▸ **What needs to be done**
Repeat the lines of the data that follow, please, starting at the first and stopping after the one with "const yAxisTitle = 'CANTIDAD DE OBRA (M3)';".
****************
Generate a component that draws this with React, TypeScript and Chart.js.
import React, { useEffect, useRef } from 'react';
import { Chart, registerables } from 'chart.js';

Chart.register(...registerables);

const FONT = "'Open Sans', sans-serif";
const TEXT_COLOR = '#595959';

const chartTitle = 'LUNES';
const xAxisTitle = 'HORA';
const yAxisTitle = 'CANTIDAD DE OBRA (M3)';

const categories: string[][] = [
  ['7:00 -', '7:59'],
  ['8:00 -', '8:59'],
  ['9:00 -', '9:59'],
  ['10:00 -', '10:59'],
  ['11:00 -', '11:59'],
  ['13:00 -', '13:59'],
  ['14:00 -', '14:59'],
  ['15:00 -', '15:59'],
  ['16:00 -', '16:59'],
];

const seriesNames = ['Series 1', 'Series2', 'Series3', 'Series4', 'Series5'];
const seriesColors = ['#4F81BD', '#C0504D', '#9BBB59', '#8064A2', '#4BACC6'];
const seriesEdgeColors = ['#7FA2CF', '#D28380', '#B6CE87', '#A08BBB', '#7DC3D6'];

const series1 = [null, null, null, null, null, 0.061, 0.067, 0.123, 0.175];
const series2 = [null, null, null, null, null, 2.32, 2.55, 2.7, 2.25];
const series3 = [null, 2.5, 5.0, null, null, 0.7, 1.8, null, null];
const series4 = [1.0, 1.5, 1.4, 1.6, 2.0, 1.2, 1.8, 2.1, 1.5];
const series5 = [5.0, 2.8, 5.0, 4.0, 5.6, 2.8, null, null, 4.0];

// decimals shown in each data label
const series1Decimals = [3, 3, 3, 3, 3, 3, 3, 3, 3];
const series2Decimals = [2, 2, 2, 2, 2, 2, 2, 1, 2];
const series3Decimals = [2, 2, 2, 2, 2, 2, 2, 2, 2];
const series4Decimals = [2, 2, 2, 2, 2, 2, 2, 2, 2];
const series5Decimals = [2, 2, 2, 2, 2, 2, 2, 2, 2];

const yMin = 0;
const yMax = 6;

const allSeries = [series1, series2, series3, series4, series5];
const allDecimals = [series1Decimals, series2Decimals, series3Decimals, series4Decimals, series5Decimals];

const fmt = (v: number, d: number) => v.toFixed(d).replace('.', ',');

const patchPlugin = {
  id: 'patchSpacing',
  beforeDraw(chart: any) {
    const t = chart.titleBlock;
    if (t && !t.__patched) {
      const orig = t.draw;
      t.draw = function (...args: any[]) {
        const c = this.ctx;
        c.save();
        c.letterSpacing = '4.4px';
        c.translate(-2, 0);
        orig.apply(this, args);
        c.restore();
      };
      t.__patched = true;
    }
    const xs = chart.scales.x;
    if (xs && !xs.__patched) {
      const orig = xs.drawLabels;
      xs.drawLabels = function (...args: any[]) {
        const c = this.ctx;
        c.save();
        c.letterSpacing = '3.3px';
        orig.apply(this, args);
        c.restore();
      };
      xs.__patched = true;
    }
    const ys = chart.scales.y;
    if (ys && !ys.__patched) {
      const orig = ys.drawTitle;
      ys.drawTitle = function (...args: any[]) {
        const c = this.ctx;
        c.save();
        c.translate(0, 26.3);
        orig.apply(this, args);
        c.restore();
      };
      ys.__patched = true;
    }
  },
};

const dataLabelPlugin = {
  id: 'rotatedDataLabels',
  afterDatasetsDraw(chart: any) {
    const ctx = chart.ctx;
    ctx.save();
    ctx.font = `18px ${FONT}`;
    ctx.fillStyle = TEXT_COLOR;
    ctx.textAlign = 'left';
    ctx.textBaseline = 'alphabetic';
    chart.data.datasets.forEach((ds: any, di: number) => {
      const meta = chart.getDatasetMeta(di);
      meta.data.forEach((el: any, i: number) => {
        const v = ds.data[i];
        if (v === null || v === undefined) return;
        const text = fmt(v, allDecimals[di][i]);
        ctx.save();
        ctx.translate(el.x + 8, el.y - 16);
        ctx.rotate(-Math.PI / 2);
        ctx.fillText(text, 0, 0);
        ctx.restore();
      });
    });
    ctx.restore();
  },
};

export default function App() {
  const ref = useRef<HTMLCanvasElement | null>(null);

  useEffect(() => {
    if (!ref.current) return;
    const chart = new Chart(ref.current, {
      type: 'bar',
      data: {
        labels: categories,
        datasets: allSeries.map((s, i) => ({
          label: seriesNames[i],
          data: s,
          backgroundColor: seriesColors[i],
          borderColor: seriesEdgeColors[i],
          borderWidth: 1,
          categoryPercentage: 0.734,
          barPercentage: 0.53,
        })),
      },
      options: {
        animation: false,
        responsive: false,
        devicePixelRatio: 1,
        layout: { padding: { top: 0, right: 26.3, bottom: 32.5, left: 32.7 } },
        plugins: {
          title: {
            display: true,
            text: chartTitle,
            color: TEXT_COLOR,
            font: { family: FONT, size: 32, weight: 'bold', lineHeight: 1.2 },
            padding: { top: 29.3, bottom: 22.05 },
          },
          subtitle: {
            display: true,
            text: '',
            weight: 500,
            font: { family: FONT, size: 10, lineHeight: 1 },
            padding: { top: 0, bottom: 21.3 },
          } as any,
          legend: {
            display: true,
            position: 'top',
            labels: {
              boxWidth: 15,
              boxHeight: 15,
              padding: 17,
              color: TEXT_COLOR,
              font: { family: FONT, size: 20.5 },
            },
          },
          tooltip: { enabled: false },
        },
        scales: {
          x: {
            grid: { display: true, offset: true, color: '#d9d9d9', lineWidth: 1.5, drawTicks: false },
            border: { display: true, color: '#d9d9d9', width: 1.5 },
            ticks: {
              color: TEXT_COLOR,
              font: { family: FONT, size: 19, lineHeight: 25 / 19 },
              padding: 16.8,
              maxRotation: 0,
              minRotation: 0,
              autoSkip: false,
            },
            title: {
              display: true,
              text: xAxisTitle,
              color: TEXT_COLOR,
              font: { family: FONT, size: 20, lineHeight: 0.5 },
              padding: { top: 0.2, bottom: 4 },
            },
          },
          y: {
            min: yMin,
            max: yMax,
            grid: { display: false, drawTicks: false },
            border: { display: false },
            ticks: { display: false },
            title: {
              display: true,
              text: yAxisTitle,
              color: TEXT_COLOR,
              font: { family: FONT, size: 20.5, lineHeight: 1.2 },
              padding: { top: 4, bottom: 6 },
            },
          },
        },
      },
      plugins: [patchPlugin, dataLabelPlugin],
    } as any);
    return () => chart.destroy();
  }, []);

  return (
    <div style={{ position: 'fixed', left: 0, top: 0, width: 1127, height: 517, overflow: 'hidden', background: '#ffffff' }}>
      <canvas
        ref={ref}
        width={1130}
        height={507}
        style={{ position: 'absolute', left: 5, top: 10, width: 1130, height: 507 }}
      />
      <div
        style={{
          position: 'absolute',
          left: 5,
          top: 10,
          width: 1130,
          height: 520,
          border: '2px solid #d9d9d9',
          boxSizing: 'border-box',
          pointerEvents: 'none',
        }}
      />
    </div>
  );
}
****************
▸ **Result**
Generate a component that draws this with React, TypeScript and Chart.js.
import React, { useEffect, useRef } from 'react';
import { Chart, registerables } from 'chart.js';

Chart.register(...registerables);

const FONT = "'Open Sans', sans-serif";
const TEXT_COLOR = '#595959';

const chartTitle = 'LUNES';
const xAxisTitle = 'HORA';
const yAxisTitle = 'CANTIDAD DE OBRA (M3)';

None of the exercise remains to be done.